Short exercise:
Say how many lines of these entries include the word "Clone", and answer with the number alone.

:: Records to use

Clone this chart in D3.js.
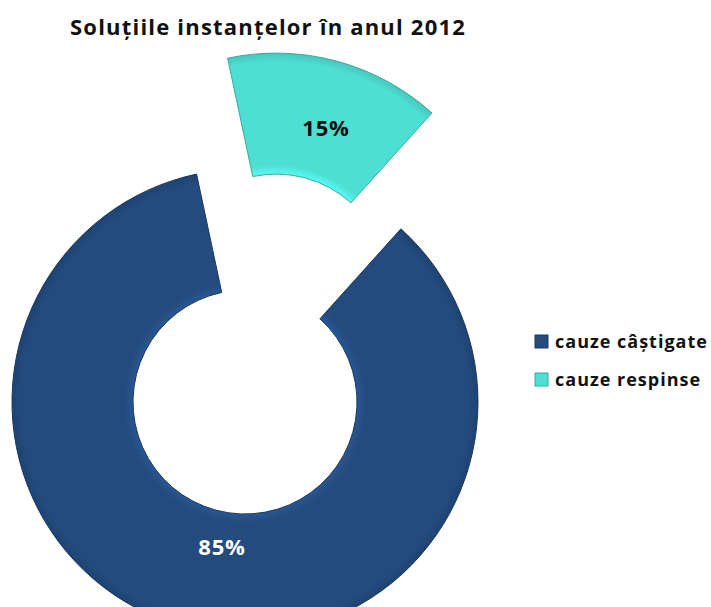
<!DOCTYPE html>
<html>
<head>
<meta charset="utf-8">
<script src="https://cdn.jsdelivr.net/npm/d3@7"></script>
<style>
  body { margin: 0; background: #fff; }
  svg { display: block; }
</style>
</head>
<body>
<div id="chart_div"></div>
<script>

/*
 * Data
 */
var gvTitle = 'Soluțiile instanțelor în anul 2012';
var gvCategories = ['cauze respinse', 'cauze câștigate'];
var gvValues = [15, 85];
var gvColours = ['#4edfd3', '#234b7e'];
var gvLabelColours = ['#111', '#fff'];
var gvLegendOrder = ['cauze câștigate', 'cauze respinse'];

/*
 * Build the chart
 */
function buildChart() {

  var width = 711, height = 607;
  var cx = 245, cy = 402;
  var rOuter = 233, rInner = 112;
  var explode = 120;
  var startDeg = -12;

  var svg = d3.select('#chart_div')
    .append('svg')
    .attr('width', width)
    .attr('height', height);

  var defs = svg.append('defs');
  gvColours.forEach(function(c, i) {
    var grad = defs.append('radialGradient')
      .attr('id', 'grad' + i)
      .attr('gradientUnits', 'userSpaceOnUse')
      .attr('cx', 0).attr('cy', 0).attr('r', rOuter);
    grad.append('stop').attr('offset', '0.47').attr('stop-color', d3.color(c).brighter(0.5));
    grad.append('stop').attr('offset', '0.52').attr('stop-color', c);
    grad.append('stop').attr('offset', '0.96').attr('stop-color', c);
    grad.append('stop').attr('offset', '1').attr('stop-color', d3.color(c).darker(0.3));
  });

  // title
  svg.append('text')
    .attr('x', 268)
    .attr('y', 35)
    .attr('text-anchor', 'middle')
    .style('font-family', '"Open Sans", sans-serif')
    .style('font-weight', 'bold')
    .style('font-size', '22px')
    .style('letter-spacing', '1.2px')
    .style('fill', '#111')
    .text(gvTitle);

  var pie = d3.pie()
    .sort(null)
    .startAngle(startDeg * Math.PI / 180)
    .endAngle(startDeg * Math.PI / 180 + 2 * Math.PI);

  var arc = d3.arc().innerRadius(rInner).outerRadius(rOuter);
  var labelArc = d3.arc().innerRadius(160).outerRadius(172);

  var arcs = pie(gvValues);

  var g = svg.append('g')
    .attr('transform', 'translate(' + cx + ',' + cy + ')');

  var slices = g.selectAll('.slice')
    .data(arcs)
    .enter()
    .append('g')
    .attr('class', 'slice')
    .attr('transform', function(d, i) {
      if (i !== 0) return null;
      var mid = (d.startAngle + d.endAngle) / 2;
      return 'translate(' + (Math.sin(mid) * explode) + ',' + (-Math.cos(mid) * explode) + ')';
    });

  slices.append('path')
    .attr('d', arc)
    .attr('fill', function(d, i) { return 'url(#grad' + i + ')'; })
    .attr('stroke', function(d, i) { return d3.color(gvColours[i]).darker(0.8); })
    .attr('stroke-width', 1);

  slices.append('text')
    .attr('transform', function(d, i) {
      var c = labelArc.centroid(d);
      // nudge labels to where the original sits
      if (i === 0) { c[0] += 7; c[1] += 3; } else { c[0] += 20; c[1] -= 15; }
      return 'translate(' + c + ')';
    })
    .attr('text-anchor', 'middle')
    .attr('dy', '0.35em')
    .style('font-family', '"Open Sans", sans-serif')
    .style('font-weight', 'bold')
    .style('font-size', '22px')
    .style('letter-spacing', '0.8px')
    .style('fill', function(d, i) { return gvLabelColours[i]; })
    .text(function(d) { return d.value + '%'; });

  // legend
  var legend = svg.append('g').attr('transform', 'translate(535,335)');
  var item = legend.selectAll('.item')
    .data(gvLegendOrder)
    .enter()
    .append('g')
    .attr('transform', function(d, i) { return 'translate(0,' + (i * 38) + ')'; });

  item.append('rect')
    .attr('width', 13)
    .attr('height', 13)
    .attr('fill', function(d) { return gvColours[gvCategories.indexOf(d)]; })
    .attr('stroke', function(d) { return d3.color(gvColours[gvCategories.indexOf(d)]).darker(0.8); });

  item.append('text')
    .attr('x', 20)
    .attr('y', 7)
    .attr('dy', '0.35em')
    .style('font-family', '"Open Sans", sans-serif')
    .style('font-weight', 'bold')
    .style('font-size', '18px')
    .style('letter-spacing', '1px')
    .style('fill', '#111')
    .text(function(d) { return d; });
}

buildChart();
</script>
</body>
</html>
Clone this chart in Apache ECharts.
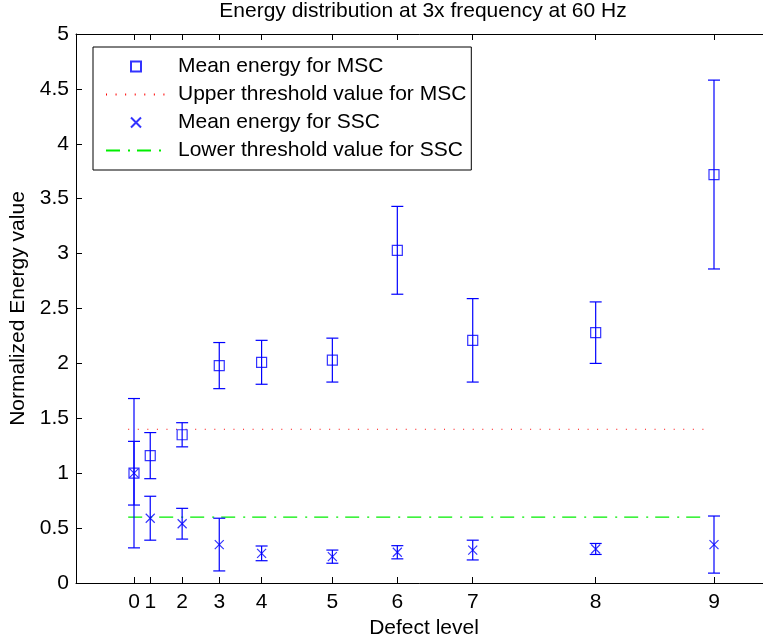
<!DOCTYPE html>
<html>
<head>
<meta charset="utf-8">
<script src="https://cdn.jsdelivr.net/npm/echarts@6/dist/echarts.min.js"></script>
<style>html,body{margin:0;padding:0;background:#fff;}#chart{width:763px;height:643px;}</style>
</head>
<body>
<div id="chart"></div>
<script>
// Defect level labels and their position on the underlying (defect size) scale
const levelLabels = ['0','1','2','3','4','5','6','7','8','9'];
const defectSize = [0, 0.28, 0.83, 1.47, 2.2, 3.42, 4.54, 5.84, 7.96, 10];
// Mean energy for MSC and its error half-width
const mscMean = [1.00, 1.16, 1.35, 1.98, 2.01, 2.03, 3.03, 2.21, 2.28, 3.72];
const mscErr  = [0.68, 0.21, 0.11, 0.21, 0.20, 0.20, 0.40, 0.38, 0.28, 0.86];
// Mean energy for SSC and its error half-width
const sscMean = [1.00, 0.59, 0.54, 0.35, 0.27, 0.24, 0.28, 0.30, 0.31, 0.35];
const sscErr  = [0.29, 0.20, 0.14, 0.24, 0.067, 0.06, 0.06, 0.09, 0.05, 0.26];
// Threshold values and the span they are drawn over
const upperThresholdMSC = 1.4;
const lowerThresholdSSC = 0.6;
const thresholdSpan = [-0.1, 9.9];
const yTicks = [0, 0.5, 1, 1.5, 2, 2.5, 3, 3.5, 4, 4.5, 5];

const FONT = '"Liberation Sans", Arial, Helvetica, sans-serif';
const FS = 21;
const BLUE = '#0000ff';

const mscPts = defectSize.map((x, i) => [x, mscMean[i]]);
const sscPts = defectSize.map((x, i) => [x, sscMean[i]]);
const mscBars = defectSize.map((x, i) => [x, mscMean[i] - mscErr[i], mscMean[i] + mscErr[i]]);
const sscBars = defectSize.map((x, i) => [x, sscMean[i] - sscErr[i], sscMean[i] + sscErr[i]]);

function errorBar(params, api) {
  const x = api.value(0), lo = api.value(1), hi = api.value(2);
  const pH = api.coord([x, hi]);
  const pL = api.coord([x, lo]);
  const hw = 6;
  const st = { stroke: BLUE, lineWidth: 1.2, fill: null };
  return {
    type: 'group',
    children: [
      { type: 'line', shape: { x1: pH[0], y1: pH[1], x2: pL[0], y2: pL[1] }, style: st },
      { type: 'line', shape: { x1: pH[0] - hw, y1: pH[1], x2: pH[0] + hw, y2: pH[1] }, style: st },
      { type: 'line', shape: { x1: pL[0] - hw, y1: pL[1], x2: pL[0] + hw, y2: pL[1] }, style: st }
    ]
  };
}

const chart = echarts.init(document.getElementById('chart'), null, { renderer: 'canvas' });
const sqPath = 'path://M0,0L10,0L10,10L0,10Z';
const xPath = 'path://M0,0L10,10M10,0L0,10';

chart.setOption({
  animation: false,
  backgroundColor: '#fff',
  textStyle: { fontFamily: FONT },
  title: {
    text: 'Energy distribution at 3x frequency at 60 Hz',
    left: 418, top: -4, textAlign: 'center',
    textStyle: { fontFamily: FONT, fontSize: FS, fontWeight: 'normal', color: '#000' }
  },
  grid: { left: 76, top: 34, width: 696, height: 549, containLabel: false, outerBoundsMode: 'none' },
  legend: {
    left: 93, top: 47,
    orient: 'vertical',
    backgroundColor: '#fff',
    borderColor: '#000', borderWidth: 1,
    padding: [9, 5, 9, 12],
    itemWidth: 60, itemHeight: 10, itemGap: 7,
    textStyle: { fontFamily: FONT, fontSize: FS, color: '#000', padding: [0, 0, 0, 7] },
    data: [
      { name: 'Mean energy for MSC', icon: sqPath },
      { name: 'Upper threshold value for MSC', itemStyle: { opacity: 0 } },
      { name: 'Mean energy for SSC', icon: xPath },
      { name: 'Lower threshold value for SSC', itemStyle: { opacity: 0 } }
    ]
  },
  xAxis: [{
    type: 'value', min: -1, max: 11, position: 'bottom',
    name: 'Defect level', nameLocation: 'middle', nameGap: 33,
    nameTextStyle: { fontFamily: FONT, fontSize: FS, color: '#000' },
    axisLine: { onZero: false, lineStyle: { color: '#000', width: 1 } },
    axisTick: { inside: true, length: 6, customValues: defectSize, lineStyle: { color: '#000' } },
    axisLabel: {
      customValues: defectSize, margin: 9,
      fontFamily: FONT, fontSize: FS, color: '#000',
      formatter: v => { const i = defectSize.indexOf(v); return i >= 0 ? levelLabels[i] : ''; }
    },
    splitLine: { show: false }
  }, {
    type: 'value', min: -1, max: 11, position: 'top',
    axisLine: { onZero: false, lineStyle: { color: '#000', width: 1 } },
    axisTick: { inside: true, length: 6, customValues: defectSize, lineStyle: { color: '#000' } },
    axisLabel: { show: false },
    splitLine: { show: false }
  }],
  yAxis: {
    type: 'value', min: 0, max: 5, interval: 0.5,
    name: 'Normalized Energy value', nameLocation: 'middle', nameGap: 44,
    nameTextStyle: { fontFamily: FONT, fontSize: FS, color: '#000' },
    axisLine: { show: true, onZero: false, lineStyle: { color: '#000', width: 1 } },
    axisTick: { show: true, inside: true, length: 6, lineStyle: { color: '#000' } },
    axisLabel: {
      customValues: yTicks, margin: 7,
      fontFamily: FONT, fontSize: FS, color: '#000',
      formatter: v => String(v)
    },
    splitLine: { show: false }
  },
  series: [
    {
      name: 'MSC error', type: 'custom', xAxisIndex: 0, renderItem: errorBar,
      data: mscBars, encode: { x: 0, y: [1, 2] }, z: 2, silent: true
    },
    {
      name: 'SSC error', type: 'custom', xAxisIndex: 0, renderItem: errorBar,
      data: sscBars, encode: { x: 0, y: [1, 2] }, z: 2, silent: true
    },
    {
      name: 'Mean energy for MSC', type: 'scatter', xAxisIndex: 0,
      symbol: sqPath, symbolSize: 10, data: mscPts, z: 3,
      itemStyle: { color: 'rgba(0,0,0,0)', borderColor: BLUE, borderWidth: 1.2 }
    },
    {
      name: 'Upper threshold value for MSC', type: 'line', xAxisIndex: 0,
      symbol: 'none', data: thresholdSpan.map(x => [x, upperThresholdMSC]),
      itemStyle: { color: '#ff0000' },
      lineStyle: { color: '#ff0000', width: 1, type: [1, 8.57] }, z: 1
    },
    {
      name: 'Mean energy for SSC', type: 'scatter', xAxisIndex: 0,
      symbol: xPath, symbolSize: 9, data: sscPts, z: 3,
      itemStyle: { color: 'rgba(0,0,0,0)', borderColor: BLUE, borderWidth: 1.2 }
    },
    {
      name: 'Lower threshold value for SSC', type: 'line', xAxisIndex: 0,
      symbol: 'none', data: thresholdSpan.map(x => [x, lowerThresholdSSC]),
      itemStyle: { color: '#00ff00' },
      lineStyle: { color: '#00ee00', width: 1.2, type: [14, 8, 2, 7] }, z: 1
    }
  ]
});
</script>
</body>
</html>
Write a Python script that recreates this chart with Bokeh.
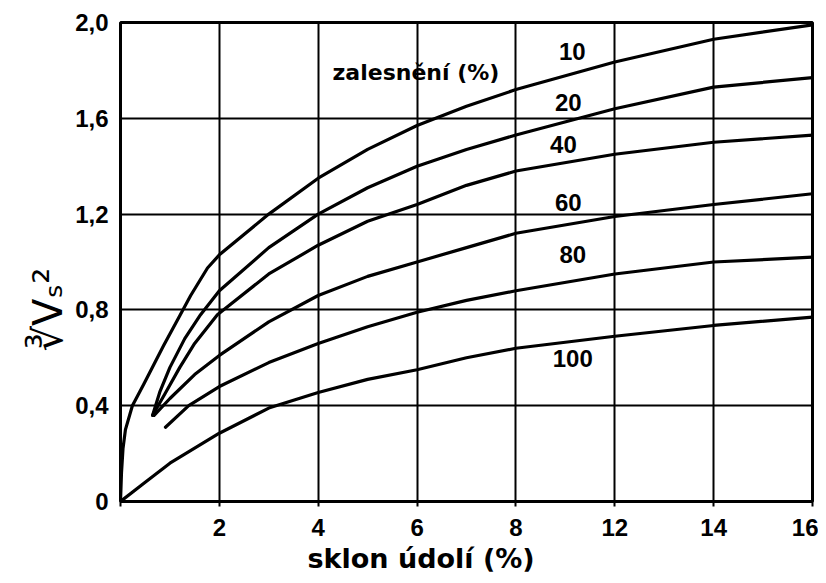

::::

Solution:
2